On Jan. 10, Doye was 50 miles from home in North Platte, picking up supplies when he started feeling light-headed. Doye’s voice began slurring during a phone conversation with his wife, Vickie, who told him to get to the emergency room. By the time Vickie arrived, Doye’s mouth was drooping. When the tests results confirmed the stroke, it had completely paralyzed the right side of Doye’s body.
No longer able to walk or talk, Doye was frustrated when he admitted to Madonna a few days later. “I had trouble spitting out what I wanted to say,” said Doye.
Instead of herding cattle and switching boxcars, Doye’s primary focus became rehabilitation. Occupational, physical, and speech therapy filled his days. “It was all challenging and didn’t come easy,” said Doye, who admits to being stubborn. “But I have a lot of determination.”
Within a week, the rancher’s calloused hands were gripping a walker as he took his first steps. Technology, like the Madonna ICARE, restored Doye’s gait, strengthened his legs and brought him closer to his main goal of walking independently.
And Doye learned a lot about stroke.
“I never fathomed that a stroke was a brain injury,” said Doye. Solving simple puzzles and math games stretched his mind. “I felt like a two-year-old starting all over again.” But Doye was encouraged as the repetition of therapy increased his physical dexterity and brought his critical thinking skills to life.
By mid-February, Doye completed his inpatient therapy and started the Transitional Living Program (TLP). The program focuses on restoring independent living skills and returning to life roles, while maintaining a patient’s medical/rehabilitation needs on the subacute level. This reduces the average length of stay in acute rehabilitation, promotes exceptional outcomes and better prepares people to return to independent living at a lower overall cost.
“To qualify, patients must be medically stable, be able to direct their own care, tolerate several hours of daily therapy and have a community discharge plan in place,” said Karen Divito, director of rehabilitation programs. Since Medicare and Medicaid do not currently recognize the program, the patient must also have workers compensation, group health insurance coverage or agree to privately pay.

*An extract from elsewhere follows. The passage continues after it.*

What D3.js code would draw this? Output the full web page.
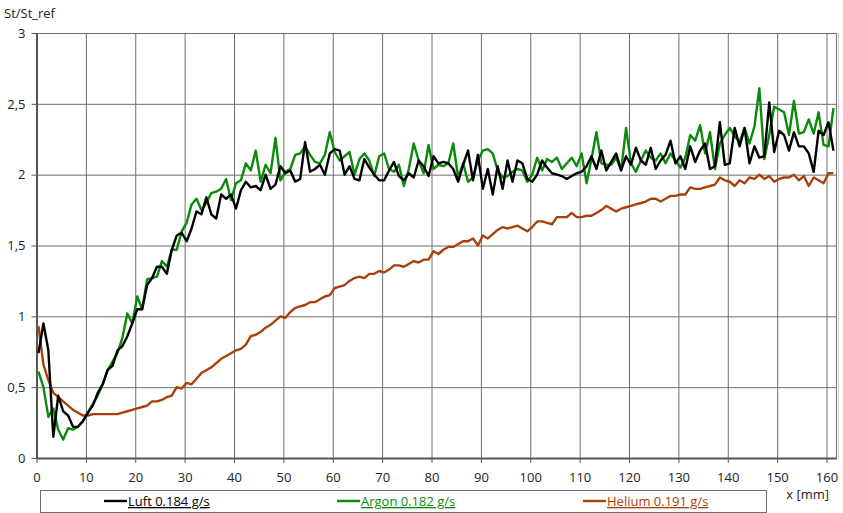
<!DOCTYPE html>
<html lang="de">
<head>
    <meta charset="utf-8">
    <title>St/St_ref</title>
    <script src="https://cdn.jsdelivr.net/npm/d3@7/dist/d3.min.js"></script>
    <style>
        body { margin: 0; background: #fff; }
        text { font-family: "Open Sans", "Noto Sans", sans-serif; fill: #222; }
    </style>
</head>
<body>
<script>
    // values, one sample per mm starting at x = 0.4 mm
    var luft = [
        0.74, 0.95, 0.76, 0.15, 0.44, 0.33, 0.30, 0.22, 0.22, 0.26,
        0.32, 0.37, 0.46, 0.52, 0.62, 0.65, 0.76, 0.79, 0.86, 0.95,
        1.05, 1.05, 1.22, 1.27, 1.35, 1.35, 1.30, 1.47, 1.57, 1.59,
        1.53, 1.62, 1.74, 1.72, 1.84, 1.72, 1.69, 1.86, 1.83, 1.86,
        1.76, 1.89, 1.95, 1.91, 1.92, 1.89, 2.00, 1.90, 1.93, 2.06,
        2.01, 2.03, 1.95, 1.97, 2.23, 2.02, 2.04, 2.07, 2.00, 2.15,
        2.18, 2.17, 2.00, 2.06, 1.97, 1.96, 2.11, 2.05, 2.00, 1.96,
        1.96, 2.03, 2.09, 1.99, 1.96, 2.01, 1.98, 2.10, 2.06, 1.99,
        2.13, 2.08, 2.09, 2.08, 2.04, 1.95, 2.07, 2.17, 1.96, 2.14,
        1.90, 2.04, 1.86, 2.06, 1.90, 2.10, 1.95, 2.10, 2.08, 1.97,
        1.95, 2.00, 2.10, 2.05, 2.01, 2.00, 1.99, 1.97, 1.99, 2.01,
        2.02, 2.06, 2.13, 2.04, 2.17, 2.03, 2.09, 2.15, 2.03, 2.13,
        2.07, 2.19, 2.10, 2.07, 2.19, 2.04, 2.10, 2.14, 2.24, 2.08,
        2.13, 2.04, 2.20, 2.09, 2.17, 2.22, 2.04, 2.06, 2.37, 2.07,
        2.08, 2.33, 2.20, 2.33, 2.08, 2.20, 2.12, 2.13, 2.51, 2.16,
        2.31, 2.28, 2.17, 2.30, 2.20, 2.20, 2.15, 2.02, 2.31, 2.28,
        2.37, 2.17
    ];
    var argon = [
        0.61, 0.50, 0.29, 0.35, 0.20, 0.13, 0.21, 0.20, 0.22, 0.26,
        0.32, 0.38, 0.44, 0.52, 0.62, 0.68, 0.74, 0.85, 1.02, 0.95,
        1.14, 1.05, 1.26, 1.27, 1.28, 1.39, 1.35, 1.47, 1.47, 1.60,
        1.66, 1.79, 1.83, 1.75, 1.80, 1.87, 1.88, 1.90, 1.97, 1.82,
        1.94, 1.96, 2.08, 2.03, 2.17, 1.95, 2.07, 2.01, 2.26, 1.96,
        2.02, 2.04, 2.14, 2.15, 2.20, 2.14, 2.09, 2.08, 2.14, 2.30,
        2.16, 2.10, 2.13, 2.16, 2.00, 2.11, 2.15, 2.10, 1.99, 2.13,
        2.15, 2.04, 2.02, 2.07, 1.92, 2.04, 2.22, 2.10, 2.01, 2.21,
        2.04, 2.07, 2.06, 2.08, 2.22, 1.98, 2.08, 1.95, 1.98, 2.10,
        2.17, 2.18, 2.15, 2.03, 1.98, 1.99, 2.02, 2.04, 2.03, 1.95,
        2.00, 2.12, 2.03, 2.11, 2.09, 2.12, 2.04, 2.08, 2.12, 2.06,
        2.15, 1.94, 2.11, 2.30, 2.08, 2.07, 2.07, 2.12, 2.03, 2.33,
        2.08, 2.02, 2.10, 2.17, 2.12, 2.10, 2.15, 2.08, 2.15, 2.10,
        2.05, 2.12, 2.28, 2.24, 2.35, 2.15, 2.30, 2.04, 2.22, 2.28,
        2.33, 2.27, 2.23, 2.33, 2.22, 2.34, 2.61, 2.11, 2.28, 2.48,
        2.46, 2.44, 2.28, 2.52, 2.29, 2.30, 2.39, 2.29, 2.44, 2.21,
        2.20, 2.47
    ];
    var helium = [
        0.93, 0.66, 0.55, 0.46, 0.43, 0.40, 0.37, 0.34, 0.32, 0.30,
        0.30, 0.31, 0.31, 0.31, 0.31, 0.31, 0.31, 0.32, 0.33, 0.34,
        0.35, 0.36, 0.37, 0.40, 0.40, 0.41, 0.43, 0.44, 0.50, 0.49,
        0.53, 0.52, 0.56, 0.60, 0.62, 0.64, 0.67, 0.70, 0.72, 0.74,
        0.76, 0.77, 0.80, 0.86, 0.87, 0.89, 0.92, 0.94, 0.97, 1.00,
        0.99, 1.03, 1.06, 1.07, 1.08, 1.10, 1.10, 1.12, 1.14, 1.15,
        1.20, 1.21, 1.22, 1.25, 1.27, 1.28, 1.27, 1.30, 1.30, 1.32,
        1.31, 1.33, 1.36, 1.36, 1.35, 1.37, 1.39, 1.38, 1.40, 1.40,
        1.46, 1.44, 1.47, 1.49, 1.49, 1.51, 1.53, 1.53, 1.55, 1.50,
        1.57, 1.55, 1.58, 1.61, 1.63, 1.62, 1.63, 1.64, 1.62, 1.60,
        1.63, 1.67, 1.67, 1.66, 1.65, 1.70, 1.70, 1.70, 1.73, 1.70,
        1.70, 1.71, 1.71, 1.73, 1.75, 1.78, 1.76, 1.74, 1.76, 1.77,
        1.78, 1.79, 1.80, 1.81, 1.83, 1.83, 1.81, 1.83, 1.85, 1.85,
        1.86, 1.86, 1.91, 1.90, 1.90, 1.91, 1.92, 1.93, 1.98, 1.96,
        1.95, 1.92, 1.96, 1.94, 1.98, 1.97, 2.00, 1.97, 1.99, 1.95,
        1.97, 1.98, 1.98, 2.00, 1.96, 1.99, 1.92, 1.98, 1.96, 1.94,
        2.01, 2.01
    ];

    var xTicks = [0, 10, 20, 30, 40, 50, 60, 70, 80, 90, 100, 110, 120, 130, 140, 150, 160];
    var yTicks = [0, 0.5, 1, 1.5, 2, 2.5, 3];
    var seriesNames = ["Luft 0.184 g/s", "Argon 0.182 g/s", "Helium 0.191 g/s"];
    var seriesColors = ["#000000", "#0a8a0a", "#a8400c"];
    var xStart = 0.4, xStep = 1;

    var w = 843, h = 513;
    var pLeft = 36.5, pRight = 836.4, pTop = 33, pBottom = 458;

    var svg = d3.select("body").append("svg")
        .attr("width", w)
        .attr("height", h);

    var x = d3.scaleLinear().domain([0, 162]).range([pLeft, pRight]);
    var y = d3.scaleLinear().domain([0, 3]).range([pBottom, pTop]);

    function comma(v) { return String(v).replace(".", ","); }

    // grid
    svg.append("g")
        .attr("transform", "translate(0," + pBottom + ")")
        .call(d3.axisBottom(x).tickValues(xTicks).tickSize(-(pBottom - pTop)).tickFormat(""))
        .call(function(g) {
            g.select(".domain").remove();
            g.selectAll("line").attr("stroke", "#6e6e6e");
        });
    svg.append("g")
        .attr("transform", "translate(" + pLeft + ",0)")
        .call(d3.axisLeft(y).tickValues(yTicks).tickSize(-(pRight - pLeft)).tickFormat(""))
        .call(function(g) {
            g.select(".domain").remove();
            g.selectAll("line").attr("stroke", "#6e6e6e");
        });

    // frame right side
    svg.append("line")
        .attr("x1", pRight).attr("x2", pRight)
        .attr("y1", pTop).attr("y2", pBottom)
        .attr("stroke", "#6e6e6e");
    svg.append("line")
        .attr("x1", pRight + 2).attr("x2", pRight + 2)
        .attr("y1", pTop).attr("y2", pBottom + 1)
        .attr("stroke", "#c8c8c8");

    // axes
    var xAxis = svg.append("g")
        .attr("transform", "translate(0," + pBottom + ")")
        .call(d3.axisBottom(x).tickValues(xTicks).tickSize(5).tickPadding(10).tickSizeOuter(0));
    var yAxis = svg.append("g")
        .attr("transform", "translate(" + pLeft + ",0)")
        .call(d3.axisLeft(y).tickValues(yTicks).tickSize(5).tickPadding(6).tickSizeOuter(0).tickFormat(comma));

    [xAxis, yAxis].forEach(function(g) {
        g.select(".domain").attr("stroke", "#555").attr("stroke-width", 2);
        g.selectAll(".tick line").attr("stroke", "#555");
        g.selectAll("text")
            .attr("fill", "#222")
            .style("font-size", "13px")
            .style("font-family", "'Open Sans', sans-serif");
    });

    // data lines
    var line = d3.line()
        .x(function(d, i) { return x(xStart + i * xStep); })
        .y(function(d) { return y(d); });

    var data = [luft, argon, helium];
    svg.selectAll("path.series")
        .data([helium, argon, luft])
        .enter()
        .append("path")
        .attr("class", "series")
        .attr("d", line)
        .attr("fill", "none")
        .attr("stroke", function(d) { return seriesColors[data.indexOf(d)]; })
        .attr("stroke-width", 2.4)
        .attr("stroke-linejoin", "round");

    // labels
    svg.append("text")
        .attr("x", 4).attr("y", 18)
        .style("font-size", "13px")
        .text("St/St_ref");
    svg.append("text")
        .attr("x", 829).attr("y", 499)
        .attr("text-anchor", "end")
        .style("font-size", "13px")
        .text("x [mm]");

    // legend
    svg.append("rect")
        .attr("x", 40.5).attr("y", 490.5)
        .attr("width", 726).attr("height", 22)
        .attr("fill", "#fff")
        .attr("stroke", "#6e6e6e");

    var legendX = [104, 337, 583];
    var items = svg.selectAll("g.legend")
        .data(seriesNames)
        .enter()
        .append("g")
        .attr("class", "legend")
        .attr("transform", function(d, i) { return "translate(" + legendX[i] + ",506)"; });

    items.append("line")
        .attr("x1", 0).attr("x2", 23)
        .attr("y1", -5).attr("y2", -5)
        .attr("stroke", function(d, i) { return seriesColors[i]; })
        .attr("stroke-width", 2.4);

    items.append("text")
        .attr("x", 24)
        .style("font-size", "13px")
        .style("text-decoration", "underline")
        .style("fill", function(d, i) { return seriesColors[i]; })
        .text(function(d) { return d; });
</script>
</body>
</html>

Doye lived for a month in the TLP housing unit on Madonna’s main campus that offers supervision 24/7. He participated in recreational outings and learned to cook for himself. “It’s a good concept to learn on your own, but with supervision,” said Doye, who appreciated the program being tailored to his interests. “I also realized it takes time to get you back to where you were before.”
The stroke made Doye rethink this next chapter of life on his ranch in the beautiful Sandhills. He’s made lifestyle changes — reducing stress and taking his medications. “I want to be healthy so I can be around to enjoy it.”